(Supplied data)
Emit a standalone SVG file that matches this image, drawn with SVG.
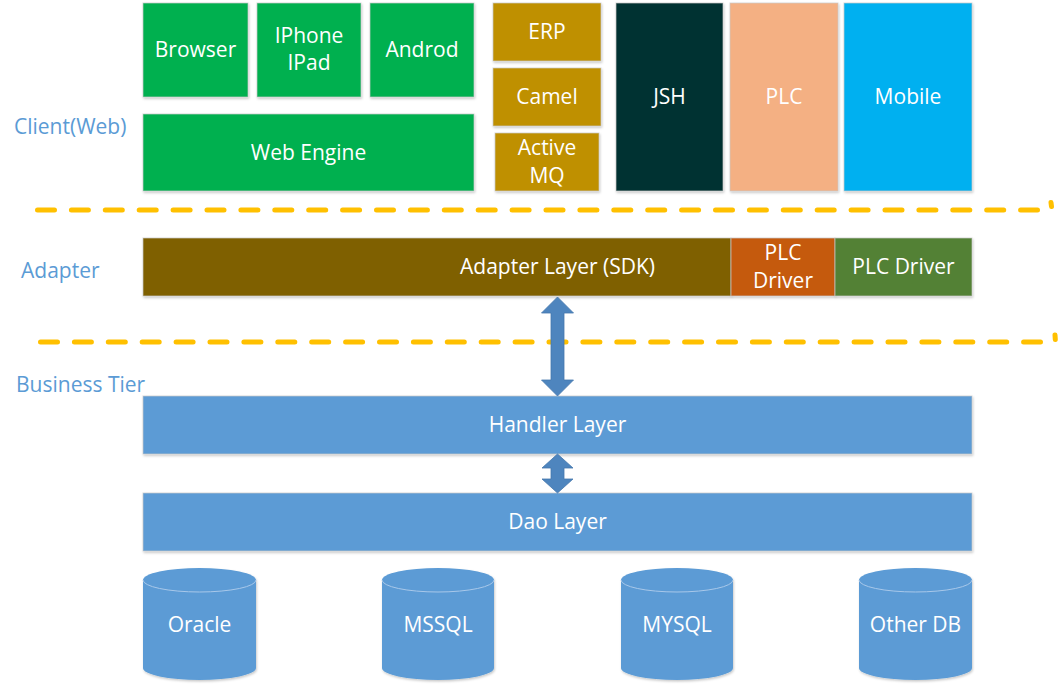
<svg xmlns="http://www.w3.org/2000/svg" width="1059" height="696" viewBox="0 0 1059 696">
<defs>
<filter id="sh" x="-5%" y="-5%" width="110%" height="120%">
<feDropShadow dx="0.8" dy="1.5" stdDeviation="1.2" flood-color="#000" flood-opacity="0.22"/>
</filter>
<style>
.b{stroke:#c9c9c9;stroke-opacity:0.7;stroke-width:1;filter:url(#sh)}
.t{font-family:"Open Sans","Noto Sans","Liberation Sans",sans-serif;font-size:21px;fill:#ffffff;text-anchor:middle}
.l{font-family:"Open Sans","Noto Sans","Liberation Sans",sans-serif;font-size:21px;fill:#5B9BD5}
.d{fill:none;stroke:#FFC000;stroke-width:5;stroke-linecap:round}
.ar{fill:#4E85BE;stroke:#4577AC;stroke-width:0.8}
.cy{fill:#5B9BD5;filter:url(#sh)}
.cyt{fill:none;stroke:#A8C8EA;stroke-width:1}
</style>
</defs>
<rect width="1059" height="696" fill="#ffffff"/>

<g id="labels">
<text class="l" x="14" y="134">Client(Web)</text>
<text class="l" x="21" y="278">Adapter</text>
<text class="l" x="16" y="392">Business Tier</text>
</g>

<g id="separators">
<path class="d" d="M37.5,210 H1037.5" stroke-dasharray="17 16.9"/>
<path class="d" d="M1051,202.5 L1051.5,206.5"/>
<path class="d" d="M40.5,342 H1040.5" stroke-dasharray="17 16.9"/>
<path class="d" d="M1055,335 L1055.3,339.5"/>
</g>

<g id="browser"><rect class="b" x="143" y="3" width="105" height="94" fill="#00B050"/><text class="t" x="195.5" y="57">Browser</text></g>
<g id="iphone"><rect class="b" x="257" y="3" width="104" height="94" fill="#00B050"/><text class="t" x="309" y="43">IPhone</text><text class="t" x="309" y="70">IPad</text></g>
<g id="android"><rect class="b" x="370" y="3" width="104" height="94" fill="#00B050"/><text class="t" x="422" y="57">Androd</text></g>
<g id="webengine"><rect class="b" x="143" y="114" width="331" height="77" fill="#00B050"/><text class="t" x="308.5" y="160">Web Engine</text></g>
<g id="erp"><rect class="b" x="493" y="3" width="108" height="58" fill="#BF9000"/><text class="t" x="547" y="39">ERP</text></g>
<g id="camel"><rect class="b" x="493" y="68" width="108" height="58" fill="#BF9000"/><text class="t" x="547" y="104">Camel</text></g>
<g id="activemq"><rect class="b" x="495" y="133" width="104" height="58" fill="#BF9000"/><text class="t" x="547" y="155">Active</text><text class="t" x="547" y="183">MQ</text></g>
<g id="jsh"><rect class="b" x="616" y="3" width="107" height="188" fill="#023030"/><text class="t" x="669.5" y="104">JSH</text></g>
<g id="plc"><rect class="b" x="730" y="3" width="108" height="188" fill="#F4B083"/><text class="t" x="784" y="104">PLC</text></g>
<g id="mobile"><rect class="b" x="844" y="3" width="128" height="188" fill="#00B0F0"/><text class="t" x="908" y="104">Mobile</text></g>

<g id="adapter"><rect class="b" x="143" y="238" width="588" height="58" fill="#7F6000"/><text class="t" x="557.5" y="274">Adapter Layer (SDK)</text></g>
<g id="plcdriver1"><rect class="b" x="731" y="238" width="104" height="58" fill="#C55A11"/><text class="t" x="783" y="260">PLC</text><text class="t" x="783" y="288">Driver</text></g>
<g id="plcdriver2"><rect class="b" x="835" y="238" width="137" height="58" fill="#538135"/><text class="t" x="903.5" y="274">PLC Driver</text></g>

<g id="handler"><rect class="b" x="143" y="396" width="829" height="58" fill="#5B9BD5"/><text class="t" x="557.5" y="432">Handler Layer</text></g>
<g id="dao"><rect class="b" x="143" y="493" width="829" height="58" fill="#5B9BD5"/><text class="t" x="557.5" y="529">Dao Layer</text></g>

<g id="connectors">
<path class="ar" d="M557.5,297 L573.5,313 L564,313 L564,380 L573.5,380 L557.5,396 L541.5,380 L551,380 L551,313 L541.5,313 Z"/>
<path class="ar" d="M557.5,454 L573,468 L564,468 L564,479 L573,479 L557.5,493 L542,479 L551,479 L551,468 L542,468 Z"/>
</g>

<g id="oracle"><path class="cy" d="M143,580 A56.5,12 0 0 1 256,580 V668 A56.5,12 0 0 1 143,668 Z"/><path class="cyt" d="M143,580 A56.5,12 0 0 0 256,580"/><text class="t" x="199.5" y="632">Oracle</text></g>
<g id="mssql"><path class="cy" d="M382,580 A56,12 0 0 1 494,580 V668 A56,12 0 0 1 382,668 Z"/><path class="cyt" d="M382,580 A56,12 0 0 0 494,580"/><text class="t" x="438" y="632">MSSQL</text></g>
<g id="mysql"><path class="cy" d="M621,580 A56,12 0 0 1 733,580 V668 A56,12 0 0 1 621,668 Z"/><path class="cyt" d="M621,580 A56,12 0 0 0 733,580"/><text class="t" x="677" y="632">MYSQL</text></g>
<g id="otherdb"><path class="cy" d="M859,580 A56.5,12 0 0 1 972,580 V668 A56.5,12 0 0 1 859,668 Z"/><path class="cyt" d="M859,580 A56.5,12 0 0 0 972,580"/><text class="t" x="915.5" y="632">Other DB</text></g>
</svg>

(What is being asked)
Give an exact copy of the material, leaving out every picture.

(Complete response)
Emit a standalone SVG file that matches this image, drawn with SVG.
<svg xmlns="http://www.w3.org/2000/svg" width="1059" height="696" viewBox="0 0 1059 696">
<defs>
<filter id="sh" x="-5%" y="-5%" width="110%" height="120%">
<feDropShadow dx="0.8" dy="1.5" stdDeviation="1.2" flood-color="#000" flood-opacity="0.22"/>
</filter>
<style>
.b{stroke:#c9c9c9;stroke-opacity:0.7;stroke-width:1;filter:url(#sh)}
.t{font-family:"Open Sans","Noto Sans","Liberation Sans",sans-serif;font-size:21px;fill:#ffffff;text-anchor:middle}
.l{font-family:"Open Sans","Noto Sans","Liberation Sans",sans-serif;font-size:21px;fill:#5B9BD5}
.d{fill:none;stroke:#FFC000;stroke-width:5;stroke-linecap:round}
.ar{fill:#4E85BE;stroke:#4577AC;stroke-width:0.8}
.cy{fill:#5B9BD5;filter:url(#sh)}
.cyt{fill:none;stroke:#A8C8EA;stroke-width:1}
</style>
</defs>
<rect width="1059" height="696" fill="#ffffff"/>

<g id="labels">
<text class="l" x="14" y="134">Client(Web)</text>
<text class="l" x="21" y="278">Adapter</text>
<text class="l" x="16" y="392">Business Tier</text>
</g>

<g id="separators">
<path class="d" d="M37.5,210 H1037.5" stroke-dasharray="17 16.9"/>
<path class="d" d="M1051,202.5 L1051.5,206.5"/>
<path class="d" d="M40.5,342 H1040.5" stroke-dasharray="17 16.9"/>
<path class="d" d="M1055,335 L1055.3,339.5"/>
</g>

<g id="browser"><rect class="b" x="143" y="3" width="105" height="94" fill="#00B050"/><text class="t" x="195.5" y="57">Browser</text></g>
<g id="iphone"><rect class="b" x="257" y="3" width="104" height="94" fill="#00B050"/><text class="t" x="309" y="43">IPhone</text><text class="t" x="309" y="70">IPad</text></g>
<g id="android"><rect class="b" x="370" y="3" width="104" height="94" fill="#00B050"/><text class="t" x="422" y="57">Androd</text></g>
<g id="webengine"><rect class="b" x="143" y="114" width="331" height="77" fill="#00B050"/><text class="t" x="308.5" y="160">Web Engine</text></g>
<g id="erp"><rect class="b" x="493" y="3" width="108" height="58" fill="#BF9000"/><text class="t" x="547" y="39">ERP</text></g>
<g id="camel"><rect class="b" x="493" y="68" width="108" height="58" fill="#BF9000"/><text class="t" x="547" y="104">Camel</text></g>
<g id="activemq"><rect class="b" x="495" y="133" width="104" height="58" fill="#BF9000"/><text class="t" x="547" y="155">Active</text><text class="t" x="547" y="183">MQ</text></g>
<g id="jsh"><rect class="b" x="616" y="3" width="107" height="188" fill="#023030"/><text class="t" x="669.5" y="104">JSH</text></g>
<g id="plc"><rect class="b" x="730" y="3" width="108" height="188" fill="#F4B083"/><text class="t" x="784" y="104">PLC</text></g>
<g id="mobile"><rect class="b" x="844" y="3" width="128" height="188" fill="#00B0F0"/><text class="t" x="908" y="104">Mobile</text></g>

<g id="adapter"><rect class="b" x="143" y="238" width="588" height="58" fill="#7F6000"/><text class="t" x="557.5" y="274">Adapter Layer (SDK)</text></g>
<g id="plcdriver1"><rect class="b" x="731" y="238" width="104" height="58" fill="#C55A11"/><text class="t" x="783" y="260">PLC</text><text class="t" x="783" y="288">Driver</text></g>
<g id="plcdriver2"><rect class="b" x="835" y="238" width="137" height="58" fill="#538135"/><text class="t" x="903.5" y="274">PLC Driver</text></g>

<g id="handler"><rect class="b" x="143" y="396" width="829" height="58" fill="#5B9BD5"/><text class="t" x="557.5" y="432">Handler Layer</text></g>
<g id="dao"><rect class="b" x="143" y="493" width="829" height="58" fill="#5B9BD5"/><text class="t" x="557.5" y="529">Dao Layer</text></g>

<g id="connectors">
<path class="ar" d="M557.5,297 L573.5,313 L564,313 L564,380 L573.5,380 L557.5,396 L541.5,380 L551,380 L551,313 L541.5,313 Z"/>
<path class="ar" d="M557.5,454 L573,468 L564,468 L564,479 L573,479 L557.5,493 L542,479 L551,479 L551,468 L542,468 Z"/>
</g>

<g id="oracle"><path class="cy" d="M143,580 A56.5,12 0 0 1 256,580 V668 A56.5,12 0 0 1 143,668 Z"/><path class="cyt" d="M143,580 A56.5,12 0 0 0 256,580"/><text class="t" x="199.5" y="632">Oracle</text></g>
<g id="mssql"><path class="cy" d="M382,580 A56,12 0 0 1 494,580 V668 A56,12 0 0 1 382,668 Z"/><path class="cyt" d="M382,580 A56,12 0 0 0 494,580"/><text class="t" x="438" y="632">MSSQL</text></g>
<g id="mysql"><path class="cy" d="M621,580 A56,12 0 0 1 733,580 V668 A56,12 0 0 1 621,668 Z"/><path class="cyt" d="M621,580 A56,12 0 0 0 733,580"/><text class="t" x="677" y="632">MYSQL</text></g>
<g id="otherdb"><path class="cy" d="M859,580 A56.5,12 0 0 1 972,580 V668 A56.5,12 0 0 1 859,668 Z"/><path class="cyt" d="M859,580 A56.5,12 0 0 0 972,580"/><text class="t" x="915.5" y="632">Other DB</text></g>
</svg>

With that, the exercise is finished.